= Collaborative translation =

Collaborative translation is a translation technique that has been created or enabled by modern translation technology where multiple participants can collaborate on the same document simultaneously, generally sharing a computer-assisted translation interface that includes tools for collaboration.

Collaborative translation should not be confused with crowdsourcing: the two are very different, although the techniques can be used together.

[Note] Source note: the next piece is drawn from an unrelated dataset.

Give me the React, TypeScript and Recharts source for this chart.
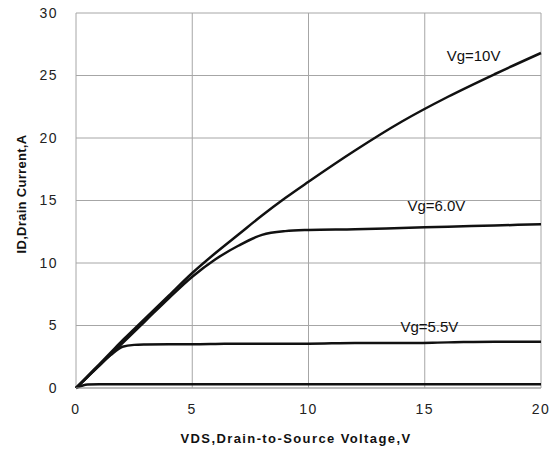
import {
  LineChart,
  Line,
  XAxis,
  YAxis,
  CartesianGrid,
  ReferenceDot,
  Label,
} from "recharts";

const vds = [0, 0.5, 1, 1.5, 2, 2.5, 3, 4, 5, 6, 7, 8, 9, 10, 12, 14, 16, 18, 20];
const id10 = [0, 0.95, 1.9, 2.85, 3.8, 4.7, 5.6, 7.4, 9.2, 10.8, 12.3, 13.8, 15.2, 16.5, 19.0, 21.3, 23.3, 25.1, 26.8];
const id60 = [0, 0.9, 1.8, 2.7, 3.6, 4.5, 5.4, 7.2, 8.9, 10.3, 11.4, 12.25, 12.55, 12.64, 12.7, 12.8, 12.9, 13.0, 13.1];
const id55 = [0, 0.9, 1.8, 2.65, 3.3, 3.45, 3.48, 3.5, 3.5, 3.52, 3.55, 3.55, 3.55, 3.55, 3.6, 3.6, 3.65, 3.7, 3.7];
const idLow = [0, 0.28, 0.3, 0.3, 0.3, 0.3, 0.3, 0.3, 0.3, 0.3, 0.3, 0.3, 0.3, 0.3, 0.3, 0.3, 0.3, 0.3, 0.3];

const xTicks = [0, 5, 10, 15, 20];
const yTicks = [0, 5, 10, 15, 20, 25, 30];

const curveLabels = [
  { text: "Vg=10V", x: 17.1, y: 26.6 },
  { text: "Vg=6.0V", x: 15.5, y: 14.6 },
  { text: "Vg=5.5V", x: 15.2, y: 4.9 },
];

const toSeries = (ys: number[]) => vds.map((x, i) => ({ x, y: ys[i] }));
const series = [id10, id60, id55, idLow].map(toSeries);

const FONT = "'Liberation Sans', Arial, sans-serif";
const GRID = "#a6a6a6";
const titleStyle = { fontSize: 13, fontWeight: "bold", fill: "#111", fontFamily: FONT };

export default function App() {
  return (
    <div style={{ position: "fixed", left: 0, top: 0, width: 554, height: 452, background: "#fff" }}>
      <LineChart
        width={554}
        height={452}
        margin={{ top: 13, right: 13, bottom: 0, left: 0 }}
      >
        <CartesianGrid stroke={GRID} strokeWidth={1} />
        <XAxis
          type="number"
          dataKey="x"
          domain={[0, 20]}
          ticks={xTicks}
          allowDuplicatedCategory={false}
          height={64}
          tickSize={0}
          tickMargin={16}
          axisLine={{ stroke: GRID }}
          tick={{ fill: "#222", fontSize: 14, letterSpacing: 1.5, fontFamily: FONT }}
        >
          <Label
            content={() => (
              <text x={296} y={443} textAnchor="middle" style={{ ...titleStyle, letterSpacing: 1.4 }}>
                VDS,Drain-to-Source Voltage,V
              </text>
            )}
          />
        </XAxis>
        <YAxis
          type="number"
          domain={[0, 30]}
          ticks={yTicks}
          width={76}
          tickSize={0}
          tickMargin={18}
          axisLine={false}
          tick={{ fill: "#222", fontSize: 14, letterSpacing: 1.5, fontFamily: FONT }}
        >
          <Label
            content={() => (
              <text
                transform="translate(26,194) rotate(-90)"
                textAnchor="middle"
                style={{ ...titleStyle, letterSpacing: 0.3 }}
              >
                ID,Drain Current,A
              </text>
            )}
          />
        </YAxis>
        {series.map((d, i) => (
          <Line
            key={i}
            data={d}
            dataKey="y"
            type="monotone"
            stroke="#111"
            strokeWidth={2.5}
            dot={false}
            isAnimationActive={false}
          />
        ))}
        {curveLabels.map((l) => (
          <ReferenceDot
            key={l.text}
            x={l.x}
            y={l.y}
            r={0}
            stroke="none"
            fill="none"
            label={{
              value: l.text,
              position: "center",
              style: { fontSize: 15, fill: "#111", fontFamily: FONT },
            }}
          />
        ))}
      </LineChart>
    </div>
  );
}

Collaborative translation must not be confused with cooperative translation. On one hand, cooperative translation is defined as any activity pertaining to the translation process (translating text parts, editing, revision), and to any other necessary step (contact with clients, administrative preparation) which is carried out by multiple people, coordinated by one common figure. On the other hand, collaborative translation is defined as sharing the same tasks/objectives; in this case, all members work on the same task (in synchronous or asynchronous mode).

==Definitions==
Collaborative translation techniques are frequently confused with crowdsourcing techniques, even by managers who work in translation industry.

Collaborative translation refers to the technique of having multiple translation participants with varying tasks participate simultaneously in a collaborative workspace with shared resources. It is a new technique made possible by cloud computing. The purpose of collaborative translation is to reduce the total time of the translation lifecycle, improve communications, particularly between translator and non-translator participants, and eliminate many management tasks.

Crowdsourcing (in the translation industry) refers to the practice of assigning translation tasks to a group of individuals via a "flexible open call". The purpose of crowdsourcing in the translation industry is to simplify the translation assignment phase of the lifecycle, reduce translation rates, and in some implementations, get translation for free.

For example, a crowdsourced document translation could be accepted by ten individuals in a crowd, each of whom has been assigned a piece of the larger document. Parsing a document, in itself, is not collaborative translation, because there is no real collaboration happening. However, when those ten individuals use collaborative translation technology to work and communicate simultaneously amongst themselves and with other collaborators like subject matter experts, managers, proofreaders, etc., it becomes collaborative translation (that included a crowdsourcing phase).

==Relation to cloud computing==
Cloud computing revolutionized the translation industry and introduced collaborative translation. Managers, translators, and proofreaders, who previously had traditional CAT tools installed on their desktops, could now login to the same system at the same time, sharing translation memory resources in real-time and collaborating via communication features available in the workspace.

Traditional translation workflows were typically lock-step affairs, where the document first went to A where it was translated, then to B where it was proofread, and maybe to C where a subject matter expert might review it. Questions and answers were typically handled by the translation manager. However, by allowing all the participants to share resources and work simultaneously in a single, cloud-based workspace, the lifecycle was shortened and quality increased.

==Research projects on collaborative translation==
In 2023, the "Collaborative translation: approaches and perspectives" international research project carried out by IULM University (Italy, Milan) since 2021 officially turned into the International Center for Research on Collaborative Translation. The Center aims at producing innovative, cutting-edge research within the field of Translation Studies, promoting the establishment of a worldwide scientific community. So far, the Center has produced the first bibliography on collaborative translation, which serves as a great starting point for any other scholars and researchers who may be interested in the subject.